Watch in the next 1-3 years:
- Spatial computing and AR overlays for collaborative work—connecting remote and in-office teammates in shared visual workspaces
- AI-powered lease optimization tools that match companies to spaces based on actual usage patterns, not headcount estimates—companies using AI in real estate already report 23% faster transaction times and 18% more accurate valuations
- Unified workspace operating systems consolidating property management, booking, analytics, and facilities into a single platform
Strategic note:
Startups that treat workspace as an operational and cultural asset—not just a line item—tend to make smarter decisions earlier. That means selecting providers who understand growth trajectory: what a 20-person Series A team needs from a Flatiron buildout looks very different from what that same company needs at 60 people. Getting ahead of that curve is where the real advantage lies.
Frequently Asked Questions
Which flexible workspace brands are most innovative?
Innovation varies by use case. Coworking platforms like WeWork and Industrious lead in network scale and amenity density, while managed private flex providers excel in customization and dedicated space. At this point, tech integration and design-forward spaces are baseline expectations — the real differentiator is how well a provider adapts to your specific growth stage.
What are the top flexible workspace brands and coworking companies in the US?
Major players include IWG/Regus, WeWork, Industrious, and Spaces, which offer broad national networks.
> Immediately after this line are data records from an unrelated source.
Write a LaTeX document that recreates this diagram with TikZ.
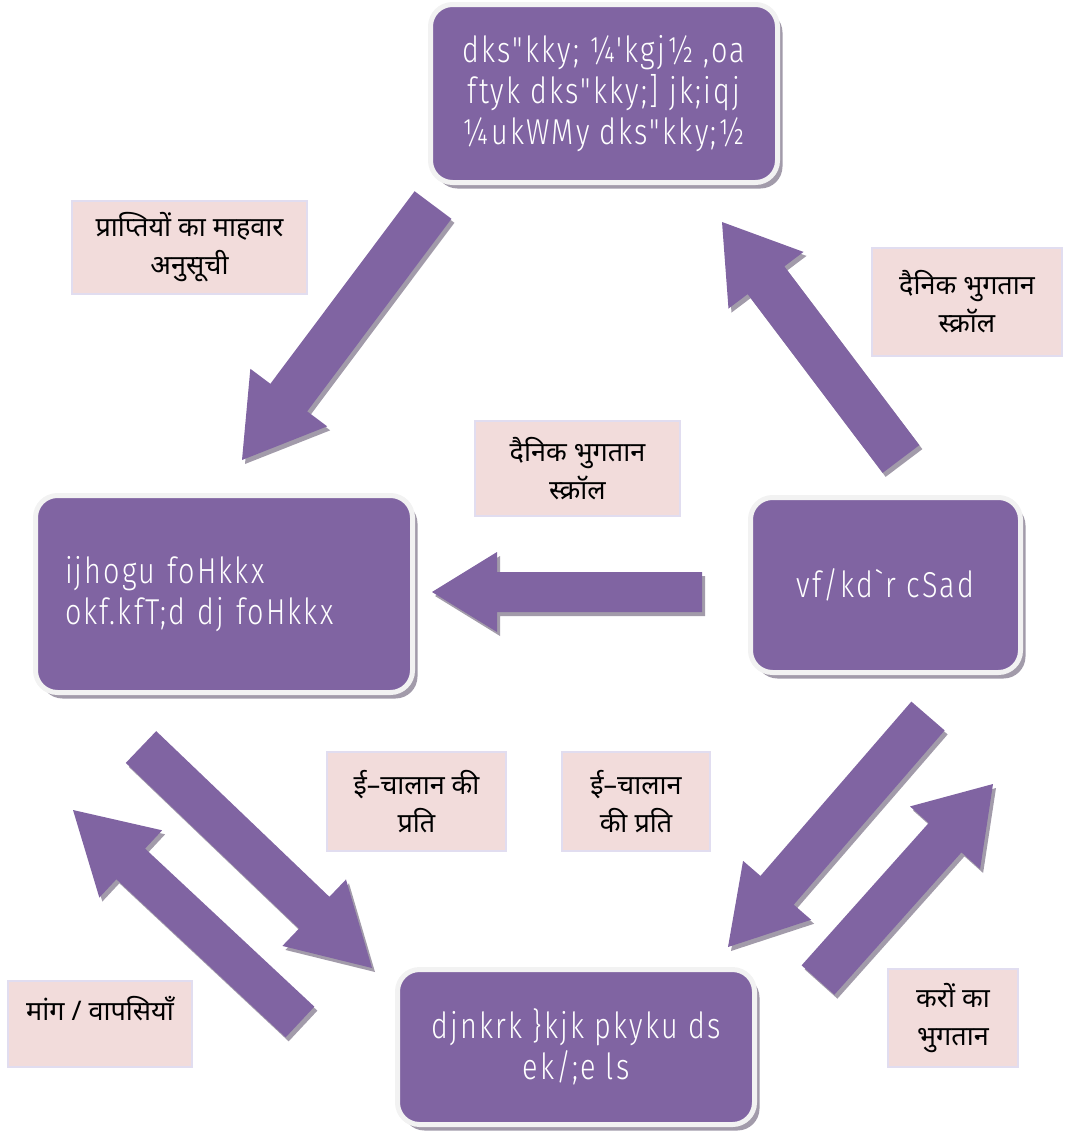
\documentclass[tikz,border=0pt]{standalone}
\usepackage{fontspec}
\usepackage{tikz}
\usetikzlibrary{calc,shadows}
\newfontfamily\kdfont{Fira Sans Light}[Ligatures=TeXOff, FakeStretch=0.8, LetterSpace=6]
\newfontfamily\hindifont[Script=Devanagari]{Noto Sans}
\definecolor{violetbloc}{HTML}{8064A2}
\definecolor{ombregris}{HTML}{A29BAA}
\definecolor{bordclair}{HTML}{F2F2F2}
\definecolor{rosepale}{HTML}{F2DCDB}
\definecolor{lavande}{HTML}{E1DDF0}
% grosse fleche pleine : depart, pointe, demi-corps, demi-tete, longueur tete
\newcommand{\blocfleche}[5]{%
  \coordinate (cou) at ($(#2)!#5!(#1)$);
  \foreach \sty in {ombre fleche, fleche}{
    \fill[\sty] ($(#1)!#3!90:(#2)$) -- ($(cou)!#3!90:(#2)$) -- ($(cou)!#4!90:(#2)$) -- (#2)
      -- ($(cou)!#4!-90:(#2)$) -- ($(cou)!#3!-90:(#2)$) -- ($(#1)!#3!-90:(#2)$) -- cycle;}
}
\begin{document}
\begin{tikzpicture}[x=1pt,y=-1pt,
  boite/.style={rounded corners=22pt, fill=violetbloc, draw=bordclair, line width=5pt,
    text=white, font=\kdfont\fontsize{36}{41}\selectfont, align=center,
    drop shadow={shadow xshift=5pt,shadow yshift=-6pt,fill=ombregris,opacity=1}},
  etiquette/.style={fill=rosepale, draw=lavande, line width=1.5pt, align=center,
    font=\hindifont\fontsize{27}{38}\selectfont},
  fleche/.style={fill=violetbloc},
  ombre fleche/.style={fill=ombregris, transform canvas={shift={(3,4)}}}]
    \useasboundingbox (0,0) rectangle (1066,1133);
    % Boites
    \node[boite, minimum width=347, minimum height=178] (kosh) at (604,93.5)
      {dks"kky; ¼'kgj½ ,oa\\ftyk dks"kky;] jk;iqj\\¼ukWMy dks"kky;½}; % Haut
    \node[boite, minimum width=377, minimum height=197, text width=318pt,
      inner xsep=29.5pt, align=left] (vibhag) at (224,594)
      {ijhogu foHkkx\\okf.kfT;d dj foHkkx}; % Gauche
    \node[boite, minimum width=270, minimum height=175] (bank) at (885.5,585)
      {vf/kd`r cSad}; % Droit
    \node[boite, minimum width=357, minimum height=155] (kardata) at (576,1047)
      {djnkrk \}kjk pkyku ds\\ek/;e ls}; % Bas
    % Etiquettes
    \node[etiquette, minimum width=235, minimum height=93] (masik) at (189.5,247.5)
      {प्राप्तियों का माहवार\\अनुसूची};
    \node[etiquette, minimum width=190, minimum height=108] (scrollA) at (967,302)
      {दैनिक भुगतान\\स्क्रॉल};
    \node[etiquette, minimum width=205, minimum height=95] (scrollB) at (577.5,468.5)
      {दैनिक भुगतान\\स्क्रॉल};
    \node[etiquette, minimum width=179, minimum height=99] (challanA) at (416.5,801.5)
      {ई–चालान की\\प्रति};
    \node[etiquette, minimum width=148, minimum height=99] (challanB) at (636,801.5)
      {ई–चालान\\की प्रति};
    \node[etiquette, minimum width=184, minimum height=86, text height=22pt,
      text depth=30pt] (maang) at (100,1024) {मांग / वापसियाँ};
    \node[etiquette, minimum width=130, minimum height=98] (kar) at (953,1018)
      {करों का\\भुगतान};
    % Fleches
    \coordinate (a1) at (433,205); \coordinate (b1) at (242,460); % kosh -> vibhag
    \coordinate (a2) at (901,459); \coordinate (b2) at (722,222); % bank -> kosh
    \coordinate (a3) at (702,592); \coordinate (b3) at (432,592); % bank -> vibhag
    \coordinate (a4) at (141,747); \coordinate (b4) at (372,968); % vibhag -> kardata
    \coordinate (a5) at (300,1022); \coordinate (b5) at (73,810); % kardata -> vibhag
    \coordinate (a6) at (928,716); \coordinate (b6) at (728,947); % bank -> kardata
    \coordinate (a7) at (818,980); \coordinate (b7) at (993,784); % kardata -> bank
    \blocfleche{a1}{b1}{23pt}{48pt}{78pt}
    \blocfleche{a2}{b2}{23pt}{47pt}{73pt}
    \blocfleche{a3}{b3}{20pt}{40pt}{65pt}
    \blocfleche{a4}{b4}{22pt}{46pt}{80pt}
    \blocfleche{a5}{b5}{21pt}{46pt}{79pt}
    \blocfleche{a6}{b6}{22pt}{45pt}{75pt}
    \blocfleche{a7}{b7}{22pt}{47pt}{72pt}
\end{tikzpicture}
\end{document}
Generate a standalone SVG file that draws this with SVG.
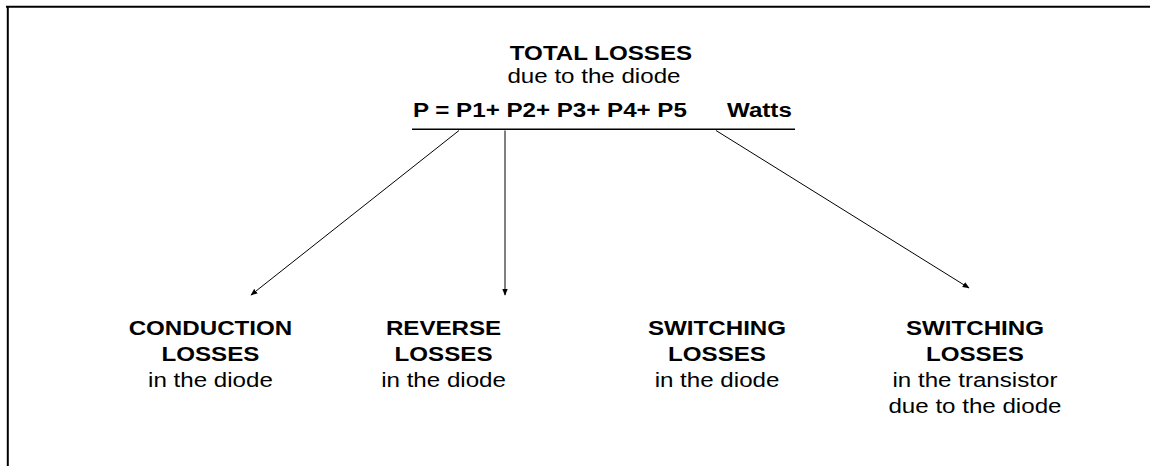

Beyond the nationals, boutique managed office providers deliver more tailored experiences and dedicated private space for startups outgrowing shared desk environments.
What do startups look for most in a flexible office space?
The priorities that consistently rise to the top:
- Lease flexibility and scalability without renegotiation
- Fast move-in timelines (under 90 days)
- Reliable tech infrastructure
- Professional brand identity without long-term capital commitments
- Predictable all-in costs with minimal operational overhead
What is the difference between a flexible workspace and a traditional office lease?
Traditional leases require multi-year commitments (typically 5-10 years), upfront buildout costs of $140-$260/sqft in Manhattan, and fixed square footage. Flexible workspaces offer shorter terms, included amenities and furniture, and the ability to scale headcount up or down as business conditions change.
How does a flexible workspace support a startup during rapid growth?
Flexible workspaces remove facilities management overhead, allow headcount expansion without lease renegotiations or costly re-builds, and free leadership to focus on product and revenue rather than real estate logistics. This operational simplicity becomes critical when capital and attention are scarce.